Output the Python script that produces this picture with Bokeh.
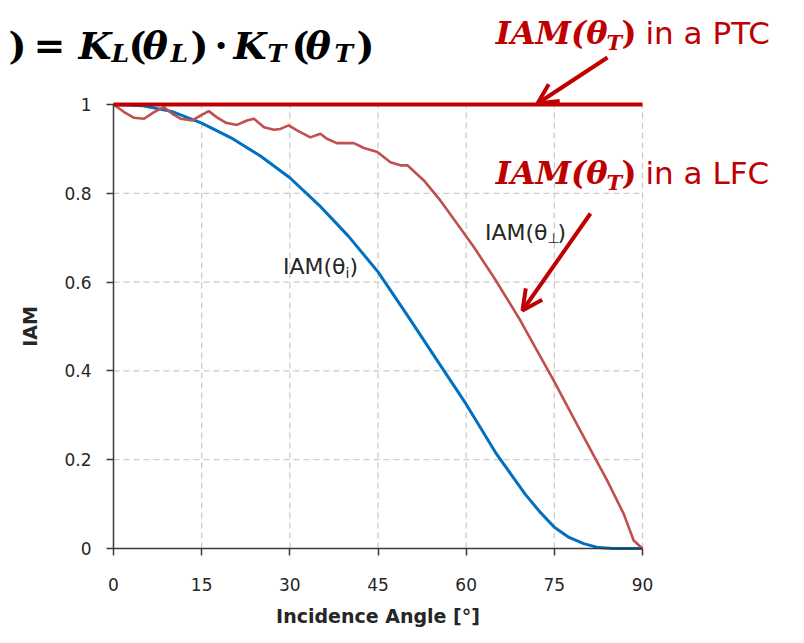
from bokeh.plotting import figure
from bokeh.models import FixedTicker, NumeralTickFormatter, Label, Arrow, OpenHead, Range1d
from bokeh.embed import file_html
from bokeh.resources import INLINE

# ---------------- data ----------------
x_ticks = [0, 15, 30, 45, 60, 75, 90]
y_ticks = [0, 0.2, 0.4, 0.6, 0.8, 1.0]

# IAM(theta_i) - blue
blue_angle = [0, 5, 10, 15, 20, 25, 30, 35, 40, 45, 50, 55, 60, 65, 70, 72.5, 75, 77.5, 80, 82.5, 85, 90]
blue_iam = [1.0, 0.997, 0.984, 0.958, 0.925, 0.884, 0.835, 0.773, 0.703, 0.623, 0.525, 0.425, 0.325,
            0.216, 0.123, 0.083, 0.048, 0.025, 0.011, 0.002, 0.0, 0.0]

# IAM(theta_perp) - red (LFC transversal)
red_angle = [0, 1.8, 3.5, 5.2, 6.9, 8.6, 10.0, 11.4, 13.4, 14.8, 16.2, 17.6, 19.1, 21.0, 22.7, 23.9,
             25.6, 27.3, 28.4, 29.8, 31.3, 33.5, 35.2, 36.3, 38.0, 40.9, 42.6, 44.9, 47.1, 48.8,
             50.0, 52.8, 55.6, 58.5, 61.3, 64.7, 69.2, 74.9, 79.4, 84.0, 86.8, 88.5, 90.0]
red_iam = [1.0, 0.983, 0.970, 0.968, 0.983, 0.994, 0.979, 0.968, 0.964, 0.975, 0.985, 0.971, 0.959,
           0.954, 0.964, 0.968, 0.949, 0.943, 0.945, 0.953, 0.941, 0.926, 0.934, 0.923, 0.913, 0.913,
           0.902, 0.893, 0.870, 0.863, 0.863, 0.829, 0.784, 0.731, 0.679, 0.611, 0.514, 0.378, 0.266,
           0.153, 0.078, 0.018, 0.0]

# IAM(theta_T) in a PTC - constant
ptc_angle = [0, 90]
ptc_iam = [1.0, 1.0]

# ---------------- geometry (reference pixels -> data) ----------------
XS = 529 / 90.0      # px per degree
YS = 444 / 1.0       # px per IAM unit


def dx(xr):
    return (xr - 113) / XS


def dy(yr):
    return (548 - yr) / YS


W, H = 788, 627
p = figure(width=W, height=H, x_range=Range1d(dx(0), dx(W)), y_range=Range1d(dy(H), dy(0)),
           output_backend="svg", toolbar_location=None,
           min_border_left=0, min_border_right=0, min_border_top=0, min_border_bottom=0)
p.title.visible = False
p.outline_line_color = None
p.background_fill_color = "white"
p.border_fill_color = "white"
p.xgrid.visible = False
p.ygrid.visible = False

AX = "#3a3a3a"
for ax in (p.xaxis, p.yaxis):
    ax.fixed_location = 0
    ax.axis_line_color = AX
    ax.axis_line_width = 1.5
    ax.major_tick_line_color = AX
    ax.major_tick_line_width = 1.5
    ax.major_tick_out = 7
    ax.major_tick_in = 0
    ax.minor_tick_line_color = None
    ax.major_label_text_font = "DejaVu Sans"
    ax.major_label_text_font_size = "17px"
    ax.major_label_text_color = "#262626"
    ax.axis_label_text_font = "DejaVu Sans"
    ax.axis_label_text_font_size = "19px"
    ax.axis_label_text_font_style = "bold"
    ax.axis_label_text_color = "#262626"

p.xaxis.ticker = FixedTicker(ticks=x_ticks)
p.xaxis.bounds = (0, 90)
p.xaxis.axis_label = "Incidence Angle [°]"
p.xaxis.major_label_standoff = 22
p.xaxis.axis_label_standoff = 11

p.yaxis.ticker = FixedTicker(ticks=y_ticks)
p.yaxis.bounds = (0, 1)
p.yaxis.formatter = NumeralTickFormatter(format="0.[0]")
p.yaxis.axis_label = "IAM"
p.yaxis.major_label_standoff = 15
p.yaxis.axis_label_standoff = 20

# dashed grid, drawn only inside the 0..90 x 0..1 box
GRID = dict(line_color="#cccccc", line_width=1.3, line_dash="6 4")
p.segment(x0=x_ticks[1:], y0=[y_ticks[0]] * (len(x_ticks) - 1), x1=x_ticks[1:],
          y1=[y_ticks[-1]] * (len(x_ticks) - 1), **GRID)
p.segment(x0=[x_ticks[0]] * (len(y_ticks) - 1), y0=y_ticks[1:], x1=[x_ticks[-1]] * (len(y_ticks) - 1),
          y1=y_ticks[1:], **GRID)

p.line(blue_angle, blue_iam, line_color="#0070c0", line_width=3)
p.line(red_angle, red_iam, line_color="#c0504d", line_width=2.6)
p.line(ptc_angle, ptc_iam, line_color="#c00000", line_width=4)


def lab(text, xr, yr, size, font="DejaVu Sans", style="normal", color="#262626", align="left"):
    p.add_layout(Label(x=dx(xr), y=dy(yr), text=text, text_font=font, text_font_size=f"{size}px",
                       text_font_style=style, text_color=color, text_align=align,
                       text_baseline="alphabetic"))


RED = "#c00000"
SERIF = "DejaVu Serif"
BI = "bold italic"
BLK = "#000000"

# top-left formula (cropped in the original slide)
lab(")", 8, 45, 38, SERIF, "bold", BLK)
lab("=", 33, 45, 38, SERIF, "bold", BLK)
lab("K", 78, 45, 38, SERIF, BI, BLK)
lab("L", 111, 53, 25, SERIF, BI, BLK)
lab("(", 128, 45, 38, SERIF, "bold", BLK)
lab("θ", 142, 45, 38, SERIF, BI, BLK)
lab("L", 170, 53, 25, SERIF, BI, BLK)
lab(")", 190, 45, 38, SERIF, "bold", BLK)
lab("·", 214, 45, 38, SERIF, "bold", BLK)
lab("K", 233, 45, 38, SERIF, BI, BLK)
lab("T", 267, 53, 25, SERIF, BI, BLK)
lab("(", 291, 45, 38, SERIF, "bold", BLK)
lab("θ", 305, 45, 38, SERIF, BI, BLK)
lab("T", 334, 53, 25, SERIF, BI, BLK)
lab(")", 356, 45, 38, SERIF, "bold", BLK)

# red labels
for base, word in ((32, "in a PTC"), (172, "in a LFC")):
    lab("IAM(θ", 607, base, 32, SERIF, BI, RED, "right")
    lab("T", 606, base + 10, 21, SERIF, BI, RED)
    lab(")", 621, base, 32, SERIF, "bold", RED)
    lab(word, 645, base, 31, "DejaVu Sans", "normal", RED)

# black curve labels
lab("IAM(θ", 345, 266, 22, align="right")
lab("i", 345, 272, 14)
lab(")", 349, 266, 22)
lab("IAM(θ", 547, 232, 22, align="right")
lab("⊥", 547, 237, 14)
lab(")", 557, 232, 22)

# arrows
p.add_layout(Arrow(end=OpenHead(line_color=RED, line_width=4, size=20),
                   x_start=dx(607), y_start=dy(57), x_end=dx(537), y_end=dy(103),
                   line_color=RED, line_width=4))
p.add_layout(Arrow(end=OpenHead(line_color=RED, line_width=4, size=20),
                   x_start=dx(590), y_start=dy(213), x_end=dx(522), y_end=dy(310),
                   line_color=RED, line_width=4))

open("out.html", "w").write(file_html(p, INLINE))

** REQUIREMENTS **
Repeat, with no pictures, each line from the beginning of the data through the line containing "from bokeh.resources import INLINE", inclusive.

** EXERCISE SOLUTION **
Output the Python script that produces this picture with Bokeh.
from bokeh.plotting import figure
from bokeh.models import FixedTicker, NumeralTickFormatter, Label, Arrow, OpenHead, Range1d
from bokeh.embed import file_html
from bokeh.resources import INLINE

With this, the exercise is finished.